The rejection comes weeks after London Stock Exchange Group Plc, which has one of the world’s longest market days, said most traders it surveyed favored shorter hours. The LSE has said it would await responses from other European bourses before acting on calls from investor groups to shorten market hours to improve traders’ health and inject diversity into a largely male profession.

Euronext’s own consultation closed for responses on June 30. A spokeswoman said the company will release its findings this month with a detailed assessment of the impact of any change.

“We fully agree with FESE’s position,” said a Deutsche Boerse spokesman. “European exchanges provide crucial functions to the real economy. Important mechanisms for conducting transactions and price formation, as well as risk and asset transfers, would be restricted in the course of a shortening of trading hours.”

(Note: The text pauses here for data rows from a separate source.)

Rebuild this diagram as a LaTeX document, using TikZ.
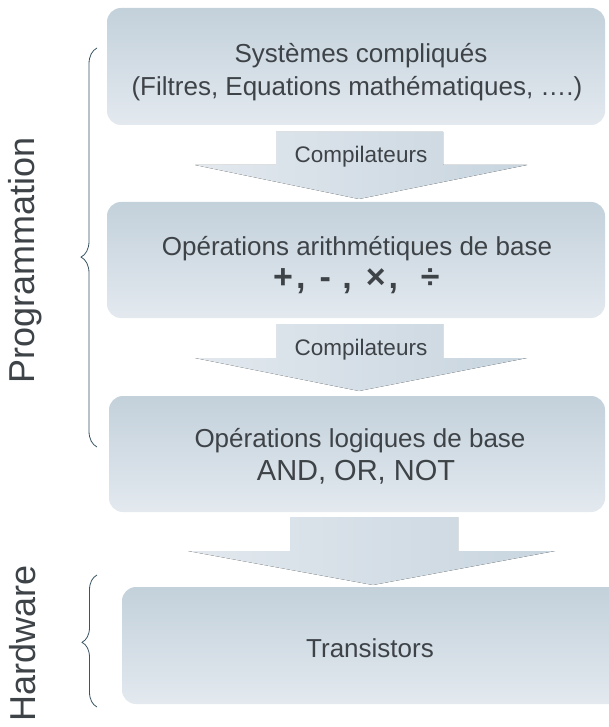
\documentclass[tikz,border=0pt]{standalone}
\usepackage{fontspec}
\setmainfont{Liberation Sans}
\usetikzlibrary{decorations.pathreplacing}
\definecolor{txt}{HTML}{3E4348}
\definecolor{boxtop}{HTML}{C3D1DB}
\definecolor{boxbot}{HTML}{E3E9EF}
\definecolor{arrL}{HTML}{E2E8EE}
\definecolor{arrR}{HTML}{C8D5DF}
\definecolor{brc}{HTML}{3A5563}
\tikzset{
  blk/.style={rounded corners=14pt, top color=boxtop, bottom color=boxbot, draw=none, inner sep=0pt},
  lbl/.style={text=txt, font=\fontsize{26}{30}\selectfont, anchor=base, inner sep=0pt},
  sml/.style={text=txt, font=\fontsize{22.5}{26}\selectfont, anchor=base, inner sep=0pt},
  big/.style={text=txt, font=\fontsize{36}{40}\selectfont, rotate=90, inner sep=0pt},
  blockarrow/.style={left color=arrL, right color=arrR, draw=none},
  curly/.style={draw=brc, line width=0.8pt, decorate},
}
\begin{document}
\begin{tikzpicture}[x=1pt,y=-1pt]
\useasboundingbox (0,0) rectangle (608,727);
\fill[white] (0,0) rectangle (608,727);

% boxes
\node[blk, minimum width=498pt, minimum height=117pt] (b1) at (356,66.5) {};
\node[blk, minimum width=498pt, minimum height=116pt] (b2) at (356,260) {};
\node[blk, minimum width=496pt, minimum height=116pt] (b3) at (357,454) {};
\node[blk, minimum width=508pt, minimum height=117pt] (b4) at (376,645.5) {};

% block arrows
\fill[blockarrow] (276,132) -- (443,132) -- (443,165) -- (527,165) -- (359,199) -- (195,165) -- (276,165) -- cycle;
\fill[blockarrow] (276,324) -- (443,324) -- (443,358) -- (527,358) -- (359,391) -- (195,358) -- (276,358) -- cycle;
\fill[blockarrow] (290,517) -- (458,517) -- (458,551) -- (555,551) -- (373,585) -- (188,551) -- (290,551) -- cycle;

% texts
\node[lbl] (t1a) at (361,63) {Systèmes compliqués};
\node[lbl] (t1b) at (357,96) {(Filtres, Equations mathématiques, ….)};
\node[sml] (c1) at (361,163) {Compilateurs};
\node[lbl] (t2a) at (357,255) {Opérations arithmétiques de base};
\node[lbl, anchor=base west, font=\fontsize{34}{36}\selectfont\bfseries] (t2b) at (273,288) {+\hspace{3pt},\hspace{14pt}-\hspace{11.6pt},\hspace{14pt}×\hspace{3pt},\hspace{22.6pt}÷};
\node[sml] (c2) at (361,355) {Compilateurs};
\node[lbl] (t3a) at (360,447) {Opérations logiques de base};
\node[lbl, font=\fontsize{29}{32}\selectfont] (t3b) at (356,480) {AND, OR, NOT};
\node[lbl] (t4) at (370,657) {Transistors};

% side labels
\node[big] (prog) at (25,260) {Programmation};
\node[big] (hard) at (23,643) {Hardware};

% braces
\draw[curly, decoration={brace, amplitude=16pt, aspect=0.476}] (97,447) -- (97,48);
\draw[curly, decoration={brace, amplitude=15pt, aspect=0.49}] (97,707) -- (97,575);
\end{tikzpicture}
\end{document}
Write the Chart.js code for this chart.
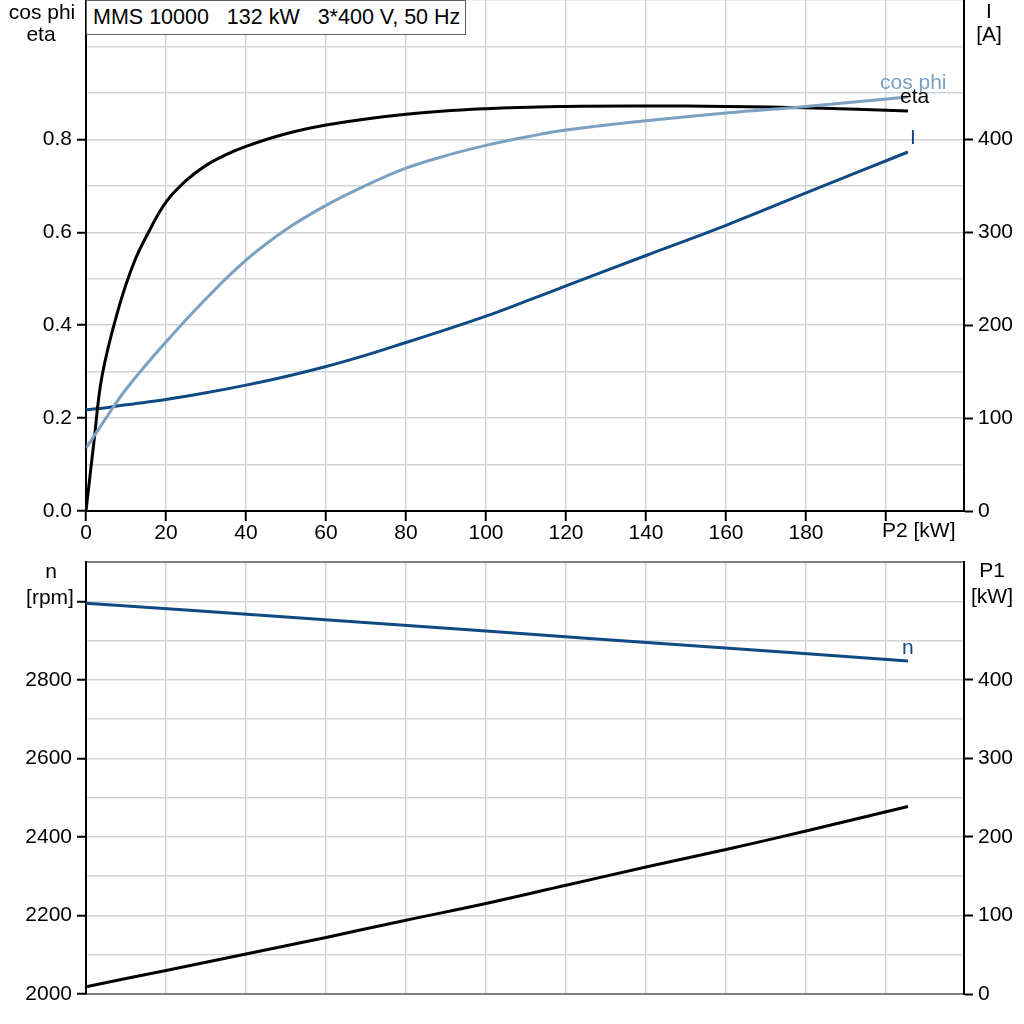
<!DOCTYPE html>
<html>
<head>
<meta charset="utf-8">
<script src="https://cdn.jsdelivr.net/npm/chart.js@4/dist/chart.umd.min.js"></script>
<style>
  html, body { margin: 0; padding: 0; background: #fff; }
  #wrap { position: relative; width: 1024px; height: 1024px; overflow: hidden; }
  #topBox { position: absolute; left: 0; top: 0; width: 1024px; height: 550px; }
  #botBox { position: absolute; left: 0; top: 545px; width: 1024px; height: 479px; }
  #title {
    position: absolute; left: 86px; top: 0; width: 380px; height: 35px;
    box-sizing: border-box; border: 1px solid #606060; background: #fff;
    font: 21.5px "Liberation Sans", Arial, sans-serif; line-height: 33px;
    padding-left: 6px; white-space: pre; color: #000;
  }
</style>
</head>
<body>
<div id="wrap">
  <div id="topBox"><canvas id="topChart"></canvas></div>
  <div id="botBox"><canvas id="botChart"></canvas></div>
  <div id="title">MMS 10000   132 kW   3*400 V, 50 Hz</div>
</div>
<script>
// values, x = P2 [kW]
const p2Eta = [0, 2, 4, 8, 12, 16, 20, 25, 30, 35, 40, 50, 60, 80, 100, 120, 140, 160, 180, 205.5];
const eta = [0, 0.15, 0.29, 0.432, 0.535, 0.606, 0.665, 0.711, 0.744, 0.767, 0.785, 0.812, 0.831, 0.854, 0.866, 0.871, 0.872, 0.871, 0.868, 0.861];

const p2Top = [0, 5, 10, 20, 30, 40, 50, 60, 70, 80, 90, 100, 110, 120, 140, 160, 180, 205.5];
const cosPhi = [0.135, 0.2, 0.262, 0.364, 0.457, 0.54, 0.606, 0.658, 0.701, 0.738, 0.765, 0.787, 0.805, 0.82, 0.84, 0.857, 0.871, 0.891];
const current = [109, 111.2, 114.3, 120, 127.2, 135.5, 144.8, 155.5, 167.8, 181.4, 195.2, 209.7, 225.8, 242.3, 275, 307.5, 342.3, 386.4];

const p2N = [0, 50, 100, 150, 205.5];
const speed = [2995, 2960, 2924, 2888, 2848];

const p2P1 = [0, 20, 40, 60, 80, 100, 120, 140, 160, 180, 205.5];
const p1 = [9.3, 30, 51, 72, 94, 115.2, 138.4, 161.7, 184, 207.5, 238.7];

const xMax = 219.5;

const DARK = '#0f4a84';
const LIGHT = '#7aa0c2';
const GRID = '#d2d5d8';
const FONT = { family: '"Liberation Sans", Arial, sans-serif', size: 21 };
const FONT_CSS = '21px "Liberation Sans", Arial, sans-serif';

function pts(xs, ys) { return xs.map((x, i) => ({ x: x, y: ys[i] })); }

function line(label, xs, ys, color, axis, order) {
    return {
        label: label,
        data: pts(xs, ys),
        borderColor: color,
        borderWidth: 3,
        pointRadius: 0,
        fill: false,
        tension: 0.4,
        yAxisID: axis,
        order: order
    };
}

const CLEAR = 'rgba(0,0,0,0)';

// texts beside the axes and at the ends of the curves
const textPlugin = {
    id: 'texts',
    afterDraw(chart) {
        const ctx = chart.ctx;
        const cfg = chart.options.plugins.texts || {};
        ctx.save();
        ctx.font = FONT_CSS;
        ctx.textBaseline = 'middle';
        (cfg.fixed || []).forEach(t => {
            ctx.fillStyle = t.color || '#000';
            ctx.textAlign = t.align || 'center';
            ctx.fillText(t.text, t.x, t.y);
        });
        (cfg.ends || []).forEach(t => {
            const ds = chart.data.datasets[t.ds];
            const last = ds.data[ds.data.length - 1];
            const px = chart.scales.x.getPixelForValue(last.x);
            const py = chart.scales[ds.yAxisID].getPixelForValue(last.y);
            ctx.fillStyle = t.color;
            ctx.textAlign = 'left';
            ctx.fillText(t.text, px + t.dx, py + t.dy);
        });
        ctx.restore();
    }
};

function fixWidth(w) {
    return s => { s.width = w; s.paddingTop = 0; s.paddingBottom = 0; };
}

new Chart(document.getElementById('topChart'), {
    type: 'line',
    data: {
        datasets: [
            line('cos phi', p2Top, cosPhi, LIGHT, 'y', 0),
            line('eta', p2Eta, eta, '#000', 'y', 1),
            line('I', p2Top, current, DARK, 'yI', 2)
        ]
    },
    options: {
        responsive: true,
        maintainAspectRatio: false,
        animation: false,
        layout: { padding: 0 },
        plugins: {
            legend: { display: false },
            tooltip: { enabled: false },
            texts: {
                fixed: [
                    { text: 'cos phi', x: 42, y: 13 },
                    { text: 'eta', x: 41, y: 35 },
                    { text: 'I', x: 989, y: 12 },
                    { text: '[A]', x: 989, y: 35 },
                    { text: 'P2 [kW]', x: 882, y: 531, align: 'left' }
                ],
                ends: [
                    { ds: 0, text: 'cos phi', color: LIGHT, dx: -28, dy: -14 },
                    { ds: 1, text: 'eta', color: '#000', dx: -8, dy: -14 },
                    { ds: 2, text: 'I', color: DARK, dx: 2, dy: -14 }
                ]
            }
        },
        scales: {
            x: {
                type: 'linear',
                min: 0,
                max: xMax,
                afterFit: s => { s.height = 39; s.paddingLeft = 0; s.paddingRight = 0; },
                ticks: {
                    stepSize: 20,
                    includeBounds: false,
                    maxRotation: 0,
                    padding: 0,
                    color: '#000',
                    font: FONT,
                    callback: v => (v === 200 ? '' : v)
                },
                grid: { color: GRID, lineWidth: 1.5, tickColor: '#000', tickLength: 10, tickWidth: 2 },
                border: { color: '#000', width: 2 }
            },
            y: {
                type: 'linear',
                position: 'left',
                min: 0,
                max: 1.1,
                afterFit: fixWidth(86),
                ticks: {
                    stepSize: 0.1,
                    includeBounds: false,
                    padding: 5,
                    color: '#000',
                    font: FONT,
                    callback: v => {
                        const k = Math.round(v * 10);
                        return (k % 2 === 0 && k <= 8) ? (k / 10).toFixed(1) : '';
                    }
                },
                grid: {
                    color: GRID,
                    lineWidth: 1.5,
                    tickLength: 9,
                    tickWidth: 2,
                    tickColor: c => {
                        if (!c.tick) return '#000';
                        const k = Math.round(c.tick.value * 10);
                        return (k % 2 === 0 && k <= 8) ? '#000' : CLEAR;
                    }
                },
                border: { color: '#000', width: 2 }
            },
            yI: {
                type: 'linear',
                position: 'right',
                min: 0,
                max: 550,
                afterFit: fixWidth(60),
                ticks: {
                    stepSize: 100,
                    includeBounds: false,
                    padding: 5,
                    color: '#000',
                    font: FONT,
                    callback: v => (v <= 400 ? v : '')
                },
                grid: {
                    drawOnChartArea: false,
                    tickLength: 9,
                    tickWidth: 2,
                    tickColor: c => (c.tick && c.tick.value > 400 ? CLEAR : '#000')
                },
                border: { color: '#000', width: 2 }
            }
        }
    },
    plugins: [textPlugin]
});

new Chart(document.getElementById('botChart'), {
    type: 'line',
    data: {
        datasets: [
            line('n', p2N, speed, DARK, 'yN', 0),
            line('P1', p2P1, p1, '#000', 'yP', 1)
        ]
    },
    options: {
        responsive: true,
        maintainAspectRatio: false,
        animation: false,
        layout: { padding: 0 },
        plugins: {
            legend: { display: false },
            tooltip: { enabled: false },
            texts: {
                fixed: [
                    { text: 'n', x: 51, y: 27 },
                    { text: '[rpm]', x: 50, y: 53 },
                    { text: 'P1', x: 992, y: 26 },
                    { text: '[kW]', x: 992, y: 52 }
                ],
                ends: [
                    { ds: 0, text: 'n', color: DARK, dx: -6, dy: -13 }
                ]
            }
        },
        scales: {
            x: {
                type: 'linear',
                min: 0,
                max: xMax,
                afterFit: s => { s.height = 30; s.paddingLeft = 0; s.paddingRight = 0; },
                ticks: { display: false, stepSize: 20, includeBounds: false },
                grid: { color: GRID, lineWidth: 1.5, drawTicks: false },
                border: { color: '#808080', width: 2 }
            },
            xTop: {
                type: 'linear',
                position: 'top',
                min: 0,
                max: xMax,
                afterFit: s => { s.height = 17; s.paddingLeft = 0; s.paddingRight = 0; },
                ticks: { display: false },
                grid: { drawOnChartArea: false, drawTicks: false },
                border: { color: '#808080', width: 2 }
            },
            yN: {
                type: 'linear',
                position: 'left',
                min: 2000,
                max: 3100,
                afterFit: fixWidth(86),
                ticks: {
                    stepSize: 100,
                    includeBounds: false,
                    padding: 5,
                    color: '#000',
                    font: FONT,
                    callback: v => (v % 200 === 0 && v <= 2800 ? v : '')
                },
                grid: {
                    color: GRID,
                    lineWidth: 1.5,
                    tickLength: 9,
                    tickWidth: 2,
                    tickColor: c => (c.tick && (c.tick.value % 200 !== 0 || c.tick.value > 3000) ? CLEAR : '#000')
                },
                border: { color: '#000', width: 2 }
            },
            yP: {
                type: 'linear',
                position: 'right',
                min: 0,
                max: 550,
                afterFit: fixWidth(60),
                ticks: {
                    stepSize: 100,
                    includeBounds: false,
                    padding: 5,
                    color: '#000',
                    font: FONT,
                    callback: v => (v <= 400 ? v : '')
                },
                grid: {
                    drawOnChartArea: false,
                    tickLength: 9,
                    tickWidth: 2,
                    tickColor: c => (c.tick && c.tick.value > 400 ? CLEAR : '#000')
                },
                border: { color: '#000', width: 2 }
            }
        }
    },
    plugins: [textPlugin]
});
</script>
</body>
</html>
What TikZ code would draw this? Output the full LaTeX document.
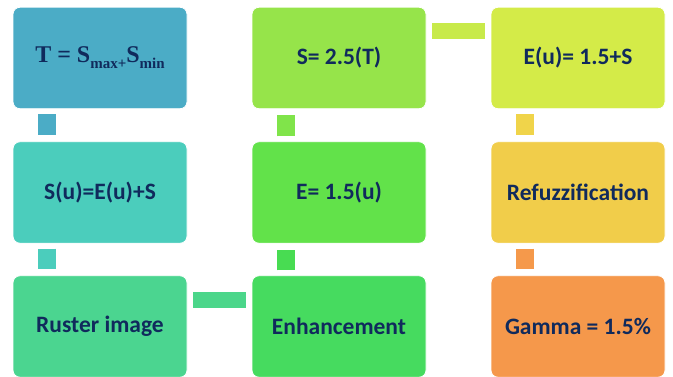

London’s trading day runs from 8 a.m. to 4:30 p.m. while European exchanges vary. Deutsche Boerse and Euronext’s stock markets match London with opening hours of 9 a.m. to 5.30 p.m. local times, according to FESE records.

“Shortening European trading hours would be misguided, particularly in a time of high volatility and market uncertainty where all investors need access to capital,” said a spokesman at Nasdaq Europe, which operates venues in the Nordics.

FESE also said:

  • Current trading hours in Europe allow investors to manage their positions and risks over the day in very liquid, transparent and efficient central limit order books.
  • Europe’s trading day provides for interaction with other global markets.
  • The length of the trading day in Europe does not directly affect working hours, as firms provide other services outside equity markets. Employee well-being could be improved in other ways within companies.

However, the comments don’t mark the end of the campaign for shorter hours, according to April Day, head of equities at the Association for Financial Markets in Europe, one of the groups lobbying for a change.

“To take such a negative position ahead of listening to what market participants are saying is extremely disappointing,” she said on Wednesday. “We here hoping all the exchanges would acknowledge there’s demand from their members and their clients to make this change to benefit market liquidity as well as culture and diversity.”